### WRITTEN REQUEST
Every line of the listing must be reproduced as it stands. Leave the images behind.

### Code that draws figures
** START **
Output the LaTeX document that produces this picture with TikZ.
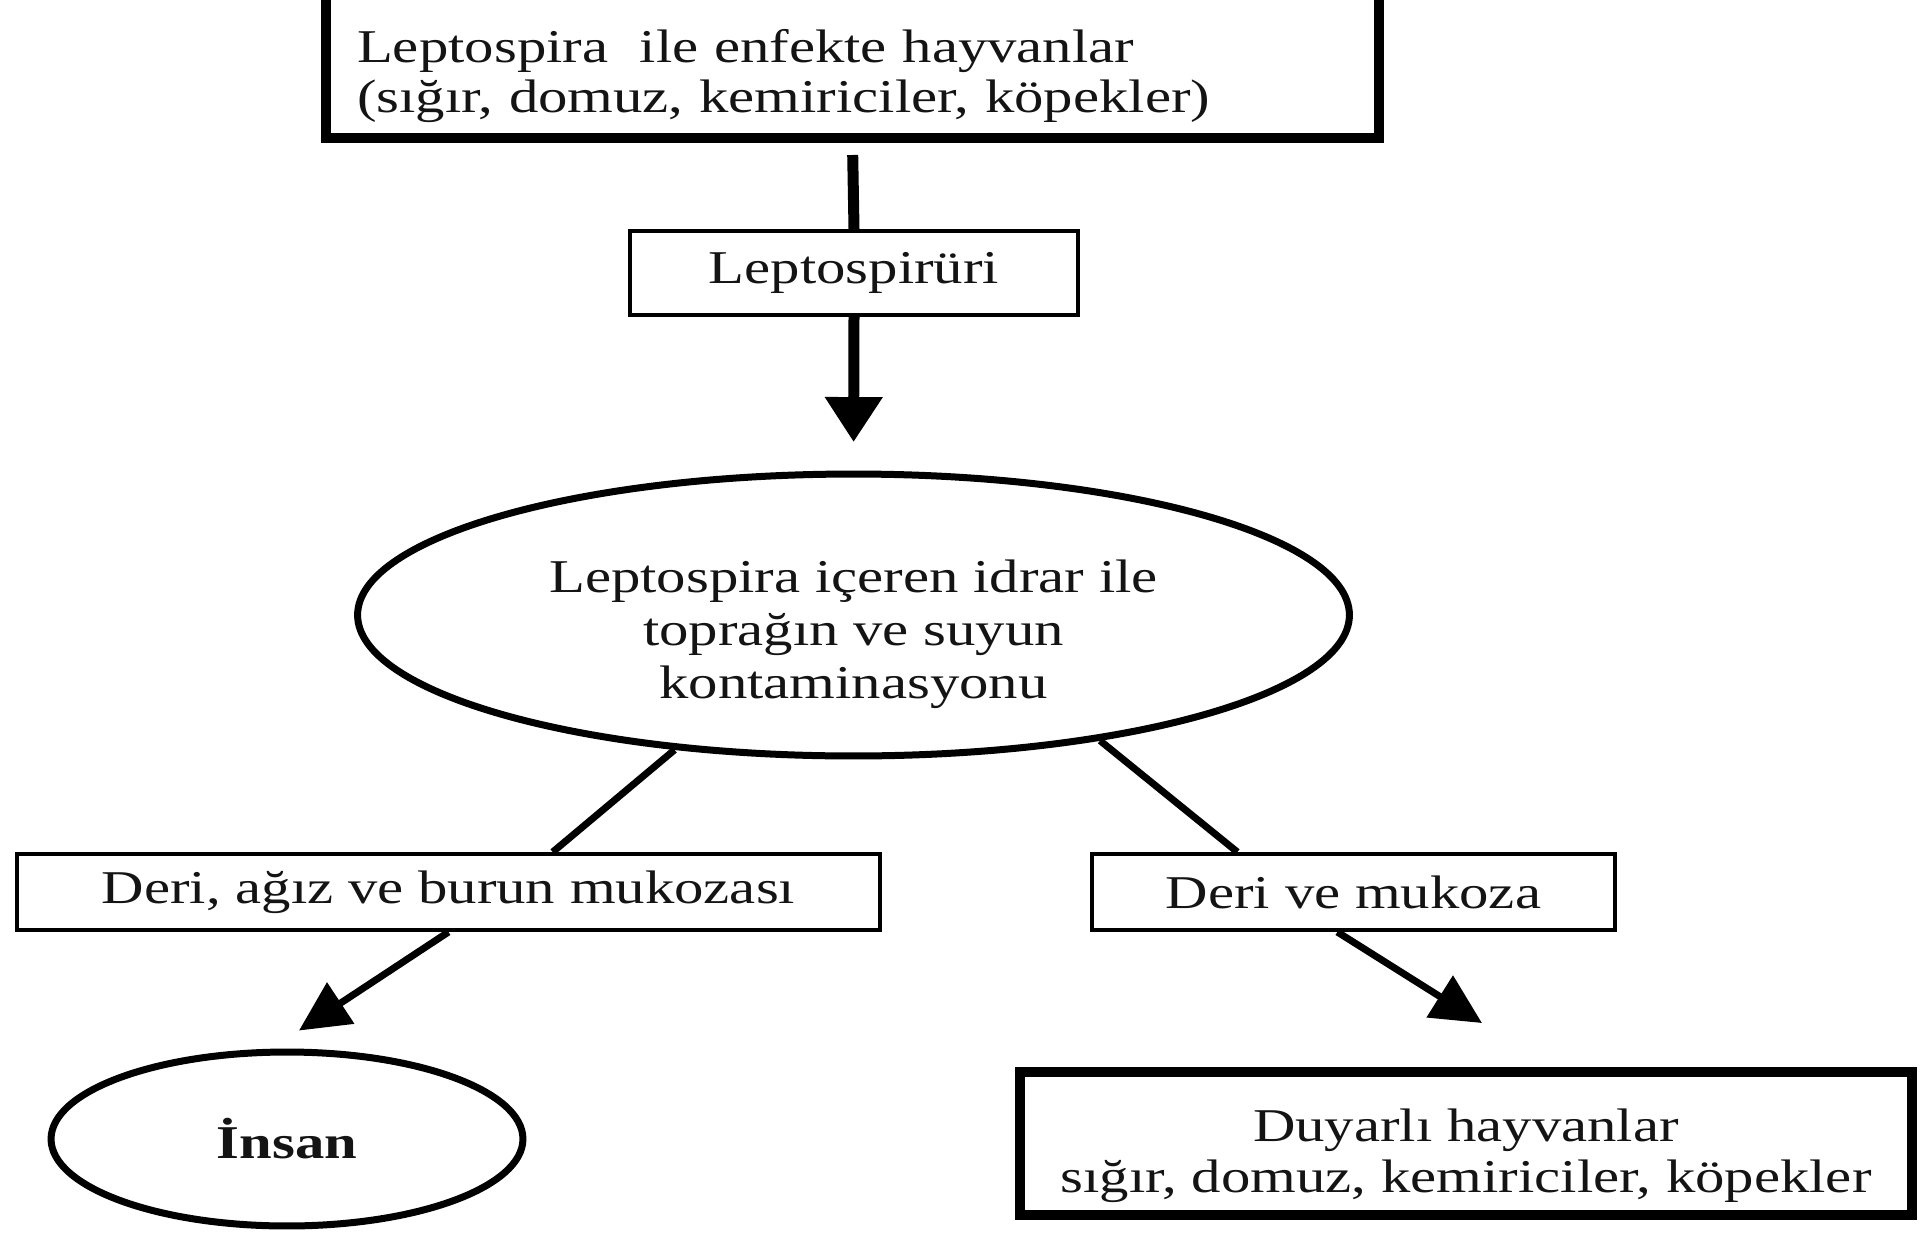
\documentclass[tikz,border=0pt]{standalone}
\usepackage{fontspec}
\setmainfont{Liberation Serif}[FakeStretch=1.25]
\usetikzlibrary{arrows.meta,positioning,calc,shapes.geometric}
\newcommand{\padtop}[1]{\rule{0pt}{#1}}
\newcommand{\diagfont}[1]{\fontsize{26.75pt}{#1}\selectfont}
\tikzset{
  thinBox/.style={draw, line width=0.08cm, inner sep=0pt, align=center, text=black!92, font={\diagfont{30pt}}},
  heavyBox/.style={draw, line width=0.21cm, inner sep=0pt, align=center, text=black!92},
  ovalNode/.style={ellipse, draw, line width=0.14cm, inner sep=0pt, align=center, text=black!92},
  flowLine/.style={line width=0.22cm},
  flowArrow/.style={flowLine, -{Triangle[length=0.9cm,width=1.1cm]}},
  branchLine/.style={line width=0.14cm},
  branchArrow/.style={branchLine, -{Triangle[length=1.0cm,width=0.96cm]}}
}
\begin{document}
\begin{tikzpicture}[x=0.02cm,y=-0.02cm]
  \useasboundingbox (0,0) rectangle (1921,1234);
  % source and route
  \node[heavyBox, anchor=south, align=left, text width=19.82cm, inner xsep=0.62cm, inner ysep=0.3cm, font={\diagfont{28.45pt}}] (hosts) at (852.5,143)
    {\padtop{1.2cm}Leptospira~ ile enfekte hayvanlar\\(sığır, domuz, kemiriciler, köpekler)};
  \node[thinBox, minimum width=8.96cm, minimum height=1.68cm] (urine) at (854,273) {Leptospirüri};
  \node[ovalNode, minimum width=19.84cm, minimum height=5.64cm, font={\diagfont{30.17pt}}] (soil) at (853.5,615)
    {\padtop{1.44cm}Leptospira içeren idrar ile\\toprağın ve suyun\\kontaminasyonu};
  % entry routes
  \node[thinBox, minimum width=17.26cm, minimum height=1.52cm] (humanRoute) at (448.5,892) {Deri, ağız ve burun mukozası};
  \node[thinBox, minimum width=10.46cm, minimum height=1.52cm] (animalRoute) at (1353.5,892) {Deri ve mukoza};
  % targets
  \node[ovalNode, minimum width=9.44cm, minimum height=3.48cm, font={\diagfont{30pt}\bfseries}] (human) at (287,1139) {İnsan};
  \node[heavyBox, line width=0.2cm, minimum width=17.84cm, minimum height=2.86cm, font={\diagfont{29pt}}] (animals) at (1466,1143.5)
    {\padtop{1.16cm}Duyarlı hayvanlar\\sığır, domuz, kemiriciler, köpekler};
  \coordinate (humanTip) at ($(human.north)+(12,-18)$);
  \coordinate (animalTip) at ($(animals.north)+(16,-44)$);
  % connectors
  \draw[flowLine, shorten <=0.24cm] (hosts.south) -- (urine.north);
  \draw[flowArrow, shorten >=0.57cm] (urine.south) -- (soil.north);
  \draw[branchLine] (soil.217) -- (humanRoute.21);
  \draw[branchLine] (soil.-27) -- (animalRoute.161);
  \draw[branchArrow] (humanRoute.south) -- (humanTip);
  \draw[branchArrow] (animalRoute.248) -- (animalTip);
\end{tikzpicture}
\end{document}
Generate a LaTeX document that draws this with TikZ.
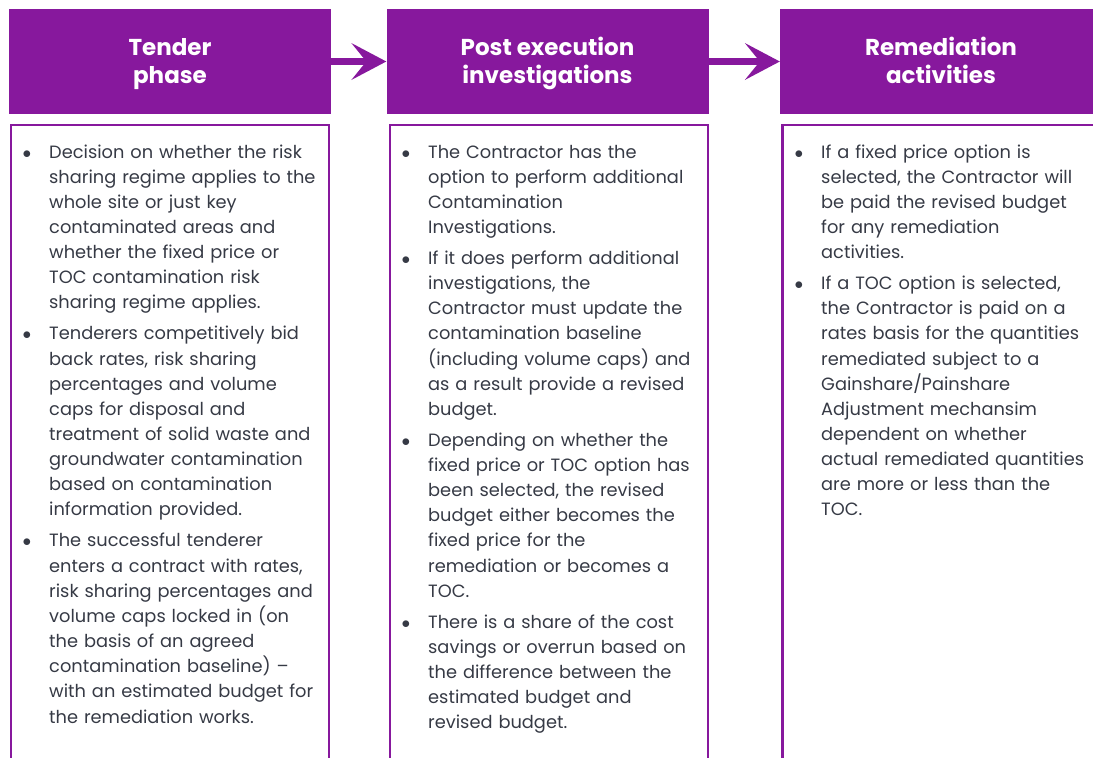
\documentclass[tikz,border=0pt]{standalone}
\usepackage{fontspec}
\setmainfont{Poppins}
\usetikzlibrary{arrows.meta}
\definecolor{vicpurple}{HTML}{87189D}
\definecolor{bodytext}{HTML}{363A45}
\newcommand{\bul}{\leavevmode\llap{$\bullet$\hspace{18pt}}}
\tikzset{
  hdr/.style={fill=vicpurple, draw=none, minimum width=322pt, minimum height=105pt, inner sep=0pt},
  hdrtxt/.style={text=white, font=\fontsize{23}{28}\selectfont\bfseries, align=center, inner sep=0pt},
  bodybox/.style={draw=vicpurple, line width=2.8pt, fill=none, anchor=north west,
    minimum width=318pt, minimum height=660pt, inner sep=0pt},
  bodytxt/.style={anchor=base west, inner sep=0pt, text width=300pt, align=left,
    text=bodytext, font=\fontsize{17.8}{25.15}\selectfont},
  flow/.style={draw=vicpurple, line width=7pt,
    -{Stealth[length=35pt, width=37pt, inset=15pt, line width=0pt]}}
}
\begin{document}
\begin{tikzpicture}[x=1pt, y=-1pt]
\useasboundingbox (0,0) rectangle (1093,758);
% headers
\node[hdr] (h1) at (170,61.5) {};
\node[hdr] (h2) at (547.5,61.5) {};
\node[hdr] (h3) at (941,61.5) {};
\node[hdrtxt] (h1t) at (170,64.5) {Tender\\phase};
\node[hdrtxt] (h2t) at (547.5,63.5) {Post execution\\investigations};
\node[hdrtxt] (h3t) at (941,60.5) {Remediation\\activities};
\draw[flow] (h1.east) -- (h2.west);
\draw[flow] (h2.east) -- (h3.west);
% body boxes
\node[bodybox] (b1) at (9.5,123.5) {};
\node[bodybox] (b2) at (388.5,123.5) {};
\node[bodybox] (b3) at (781,123.5) {};
% texts
\node[bodytxt] (t1) at (49,158) {\setlength{\parskip}{5.85pt}%
\bul Decision on whether the risk\\ sharing regime applies to the\\ whole site or just key\\ contaminated areas and\\ whether the fixed price or\\ TOC contamination risk\\ sharing regime applies.\par
\bul Tenderers competitively bid\\ back rates, risk sharing\\ percentages and volume\\ caps for disposal and\\ treatment of solid waste and\\ groundwater contamination\\ based on contamination\\ information provided.\par
\bul The successful tenderer\\ enters a contract with rates,\\ risk sharing percentages and\\ volume caps locked in (on\\ the basis of an agreed\\ contamination baseline) –\\ with an estimated budget for\\ the remediation works.};
\node[bodytxt] (t2) at (428,158) {\setlength{\parskip}{5.85pt}%
\bul The Contractor has the\\ option to perform additional\\ Contamination\\ Investigations.\par
\bul If it does perform additional\\ investigations, the\\ Contractor must update the\\ contamination baseline\\ (including volume caps) and\\ as a result provide a revised\\ budget.\par
\bul Depending on whether the\\ fixed price or TOC option has\\ been selected, the revised\\ budget either becomes the\\ fixed price for the\\ remediation or becomes a\\ TOC.\par
\bul There is a share of the cost\\ savings or overrun based on\\ the difference between the\\ estimated budget and\\ revised budget.};
\node[bodytxt] (t3) at (821,158) {\setlength{\parskip}{5.85pt}%
\bul If a fixed price option is\\ selected, the Contractor will\\ be paid the revised budget\\ for any remediation\\ activities.\par
\bul If a TOC option is selected,\\ the Contractor is paid on a\\ rates basis for the quantities\\ remediated subject to a\\ Gainshare/Painshare\\ Adjustment mechansim\\ dependent on whether\\ actual remediated quantities\\ are more or less than the\\ TOC.};
\end{tikzpicture}
\end{document}
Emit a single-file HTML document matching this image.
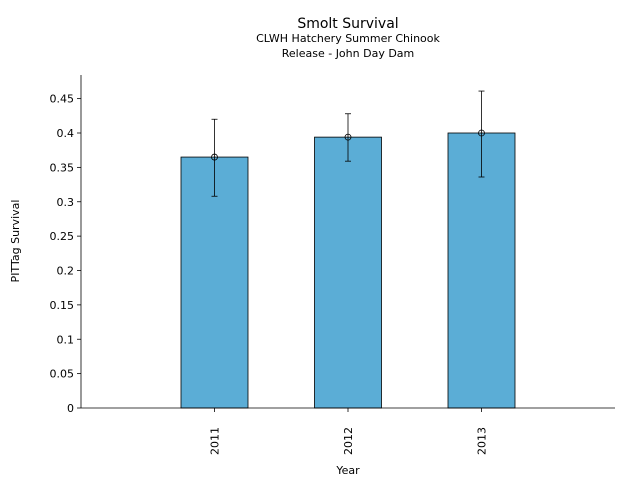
** END **
### RESULT OF THIS EXERCISE
Output the LaTeX document that produces this picture with TikZ.
\documentclass[tikz,border=0pt]{standalone}
\usepackage{fontspec}
\setmainfont{Liberation Serif}[FakeStretch=1.25]
\usetikzlibrary{arrows.meta,positioning,calc,shapes.geometric}
\newcommand{\padtop}[1]{\rule{0pt}{#1}}
\newcommand{\diagfont}[1]{\fontsize{26.75pt}{#1}\selectfont}
\tikzset{
  thinBox/.style={draw, line width=0.08cm, inner sep=0pt, align=center, text=black!92, font={\diagfont{30pt}}},
  heavyBox/.style={draw, line width=0.21cm, inner sep=0pt, align=center, text=black!92},
  ovalNode/.style={ellipse, draw, line width=0.14cm, inner sep=0pt, align=center, text=black!92},
  flowLine/.style={line width=0.22cm},
  flowArrow/.style={flowLine, -{Triangle[length=0.9cm,width=1.1cm]}},
  branchLine/.style={line width=0.14cm},
  branchArrow/.style={branchLine, -{Triangle[length=1.0cm,width=0.96cm]}}
}
\begin{document}
\begin{tikzpicture}[x=0.02cm,y=-0.02cm]
  \useasboundingbox (0,0) rectangle (1921,1234);
  % source and route
  \node[heavyBox, anchor=south, align=left, text width=19.82cm, inner xsep=0.62cm, inner ysep=0.3cm, font={\diagfont{28.45pt}}] (hosts) at (852.5,143)
    {\padtop{1.2cm}Leptospira~ ile enfekte hayvanlar\\(sığır, domuz, kemiriciler, köpekler)};
  \node[thinBox, minimum width=8.96cm, minimum height=1.68cm] (urine) at (854,273) {Leptospirüri};
  \node[ovalNode, minimum width=19.84cm, minimum height=5.64cm, font={\diagfont{30.17pt}}] (soil) at (853.5,615)
    {\padtop{1.44cm}Leptospira içeren idrar ile\\toprağın ve suyun\\kontaminasyonu};
  % entry routes
  \node[thinBox, minimum width=17.26cm, minimum height=1.52cm] (humanRoute) at (448.5,892) {Deri, ağız ve burun mukozası};
  \node[thinBox, minimum width=10.46cm, minimum height=1.52cm] (animalRoute) at (1353.5,892) {Deri ve mukoza};
  % targets
  \node[ovalNode, minimum width=9.44cm, minimum height=3.48cm, font={\diagfont{30pt}\bfseries}] (human) at (287,1139) {İnsan};
  \node[heavyBox, line width=0.2cm, minimum width=17.84cm, minimum height=2.86cm, font={\diagfont{29pt}}] (animals) at (1466,1143.5)
    {\padtop{1.16cm}Duyarlı hayvanlar\\sığır, domuz, kemiriciler, köpekler};
  \coordinate (humanTip) at ($(human.north)+(12,-18)$);
  \coordinate (animalTip) at ($(animals.north)+(16,-44)$);
  % connectors
  \draw[flowLine, shorten <=0.24cm] (hosts.south) -- (urine.north);
  \draw[flowArrow, shorten >=0.57cm] (urine.south) -- (soil.north);
  \draw[branchLine] (soil.217) -- (humanRoute.21);
  \draw[branchLine] (soil.-27) -- (animalRoute.161);
  \draw[branchArrow] (humanRoute.south) -- (humanTip);
  \draw[branchArrow] (animalRoute.248) -- (animalTip);
\end{tikzpicture}
\end{document}
Generate a LaTeX document that draws this with TikZ.
\documentclass[tikz,border=0pt]{standalone}
\usepackage{fontspec}
\setmainfont{Poppins}
\usetikzlibrary{arrows.meta}
\definecolor{vicpurple}{HTML}{87189D}
\definecolor{bodytext}{HTML}{363A45}
\newcommand{\bul}{\leavevmode\llap{$\bullet$\hspace{18pt}}}
\tikzset{
  hdr/.style={fill=vicpurple, draw=none, minimum width=322pt, minimum height=105pt, inner sep=0pt},
  hdrtxt/.style={text=white, font=\fontsize{23}{28}\selectfont\bfseries, align=center, inner sep=0pt},
  bodybox/.style={draw=vicpurple, line width=2.8pt, fill=none, anchor=north west,
    minimum width=318pt, minimum height=660pt, inner sep=0pt},
  bodytxt/.style={anchor=base west, inner sep=0pt, text width=300pt, align=left,
    text=bodytext, font=\fontsize{17.8}{25.15}\selectfont},
  flow/.style={draw=vicpurple, line width=7pt,
    -{Stealth[length=35pt, width=37pt, inset=15pt, line width=0pt]}}
}
\begin{document}
\begin{tikzpicture}[x=1pt, y=-1pt]
\useasboundingbox (0,0) rectangle (1093,758);
% headers
\node[hdr] (h1) at (170,61.5) {};
\node[hdr] (h2) at (547.5,61.5) {};
\node[hdr] (h3) at (941,61.5) {};
\node[hdrtxt] (h1t) at (170,64.5) {Tender\\phase};
\node[hdrtxt] (h2t) at (547.5,63.5) {Post execution\\investigations};
\node[hdrtxt] (h3t) at (941,60.5) {Remediation\\activities};
\draw[flow] (h1.east) -- (h2.west);
\draw[flow] (h2.east) -- (h3.west);
% body boxes
\node[bodybox] (b1) at (9.5,123.5) {};
\node[bodybox] (b2) at (388.5,123.5) {};
\node[bodybox] (b3) at (781,123.5) {};
% texts
\node[bodytxt] (t1) at (49,158) {\setlength{\parskip}{5.85pt}%
\bul Decision on whether the risk\\ sharing regime applies to the\\ whole site or just key\\ contaminated areas and\\ whether the fixed price or\\ TOC contamination risk\\ sharing regime applies.\par
\bul Tenderers competitively bid\\ back rates, risk sharing\\ percentages and volume\\ caps for disposal and\\ treatment of solid waste and\\ groundwater contamination\\ based on contamination\\ information provided.\par
\bul The successful tenderer\\ enters a contract with rates,\\ risk sharing percentages and\\ volume caps locked in (on\\ the basis of an agreed\\ contamination baseline) –\\ with an estimated budget for\\ the remediation works.};
\node[bodytxt] (t2) at (428,158) {\setlength{\parskip}{5.85pt}%
\bul The Contractor has the\\ option to perform additional\\ Contamination\\ Investigations.\par
\bul If it does perform additional\\ investigations, the\\ Contractor must update the\\ contamination baseline\\ (including volume caps) and\\ as a result provide a revised\\ budget.\par
\bul Depending on whether the\\ fixed price or TOC option has\\ been selected, the revised\\ budget either becomes the\\ fixed price for the\\ remediation or becomes a\\ TOC.\par
\bul There is a share of the cost\\ savings or overrun based on\\ the difference between the\\ estimated budget and\\ revised budget.};
\node[bodytxt] (t3) at (821,158) {\setlength{\parskip}{5.85pt}%
\bul If a fixed price option is\\ selected, the Contractor will\\ be paid the revised budget\\ for any remediation\\ activities.\par
\bul If a TOC option is selected,\\ the Contractor is paid on a\\ rates basis for the quantities\\ remediated subject to a\\ Gainshare/Painshare\\ Adjustment mechansim\\ dependent on whether\\ actual remediated quantities\\ are more or less than the\\ TOC.};
\end{tikzpicture}
\end{document}
Emit a single-file HTML document matching this image.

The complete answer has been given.